Что нас ждёт впереди? На каком перекрёстке вселенной
Я судьбу изменю, поменяв и расчёт и расклад?
И отринув всё то, что когда-то считал несомненным,
Я вслепую навстречу судьбе полечу наугад.
Он летел в черноте космоса. Черный параллелепипед, словно вырезанный из куска неизвестного минерала такой черноты, что свет ближайших звёзд не отражался, а, словно впитывался гладкими, полированными гранями. Ещё недавно его мотало в страшном фотонном шторме в растянутом мире подпространства сразу между двумя червоточинами и стегало ливнем нейтрино так, что весь корпус ходил ходуном. Уходя от сметающего всё на своём пути огромного вала ионизирующего излучения, он совершенно случайно выскочил в точку совмещения нескольких временных потоков. Потом его закрутило и выбросило сюда, в эту часть вселенной. Где он и когда он, его это не интересовало. Как не интересовало то, что один член экипажа был ещё жив.
Когда медицинский модуль доложил о том, что экипаж не выдержал перегрузок в захваченном фотонным шквалом корабле и признаки жизни подаёт только авторизированный капитан, он приказал ему провести экстренные реанимационные мероприятия. Не из жалости, сострадания или человеколюбия, нет. Просто это было заложено в программе: бороться за жизнь экипажа. Но, после того, как модуль доложил о том, что повреждения капитана не совместимы с жизнью и его смерть, это только вопрос времени, искусственный интеллект потерял к выжившему всякий интерес.
Сейчас он терпеливо ждал, когда последний человек умрёт, чтобы потом, следуя программе, найти планету, пригодную для жизни гуманоидных форм и, спрятавшись понадёжнее, законсервироваться и ждать. Просто ждать, сколько бы ни прошло времени. Когда-нибудь его должны были найти. А пока он неспешно собирал данные, поступающие с зондов и датчиков, выискивая в окружающем его космосе подходящее место для посадки. Медицинский модуль, наконец, сообщил о том, что последний член экипажа прекратил свою жизнедеятельность, и искусственный интеллект приступил к обработке данных. Пора было готовиться к консервации.
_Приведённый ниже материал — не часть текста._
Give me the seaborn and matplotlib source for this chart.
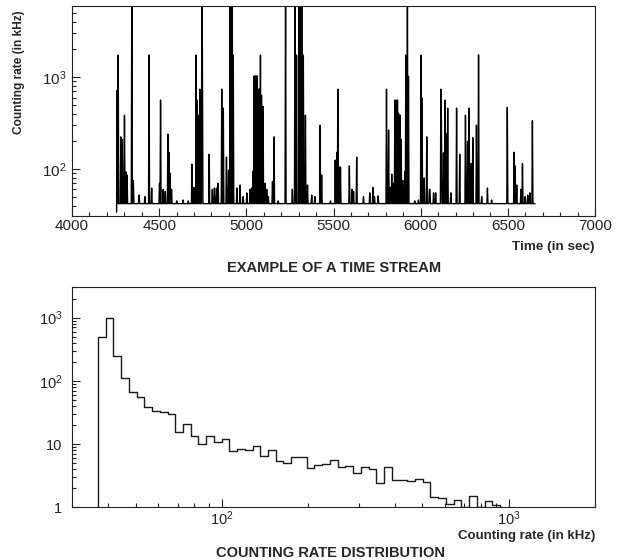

Подходящая звёздная система нашлась неподалёку. Уверенно преодолев пояс астероидов, он поплыл к третьей от звезды планете, на которой, согласно данным, есть все необходимые условия. Посадка вышла вполне штатной, после чего, два бота, выпущенные наружу, создали необходимое внутри базальтового основания давление, вытолкнув наружу заранее рассчитанный кусок скалы. Потом ещё несколько ботов за двое местных суток, идеально совпадающих с бортовым исчислением, оборудовали место консервации глубоко под скалой. Осталось только запечатать вход и устроить вентиляционные выходы, замаскированные под естественные трещины в монолите. Вентиляция была нужна, ведь реактор продолжал работать, хоть и в экономичном режиме. До конца глушить его было нельзя.
Выполнив все регламентные работы, он приступил к консервации всех систем, а потом, когда всё было выполнено, перешёл в спящий режим и принялся ждать. Когда-нибудь его обязательно найдут.
Последний бой был просто кошмарным. После того, как их десантный модуль достиг планеты, то сразу подвергся такому плотному обстрелу плазмой, что половина десантников так и не смогла выбраться на поверхность. Так и сгорели вместе с модулем. Капрал Ленски собрал всех выживших и увёл в небольшую расселину, как нельзя кстати, подвернувшуюся, совсем рядом с местом их последней посадки.
– Быстро, беременные ленивцы! – орал он надсаженным горлом, мучительно кашляя. – Шевелите булками, если хотите прожить еще, хотя бы, пять минут.
Ленски был страшен. Без шлема, который он потерял где-то в первые минуты десантирования, с опаленными волосами, бровями и ресницами, обожжённой щекой, по которой из лопнувшего огромного волдыря стекала сукровица, он сверкал белками глаз на закопчённом лице и размахивал пятикилограммовым штурмовым комплексом, словно лёгкой юнармейской винтовкой из полиамидного пластика.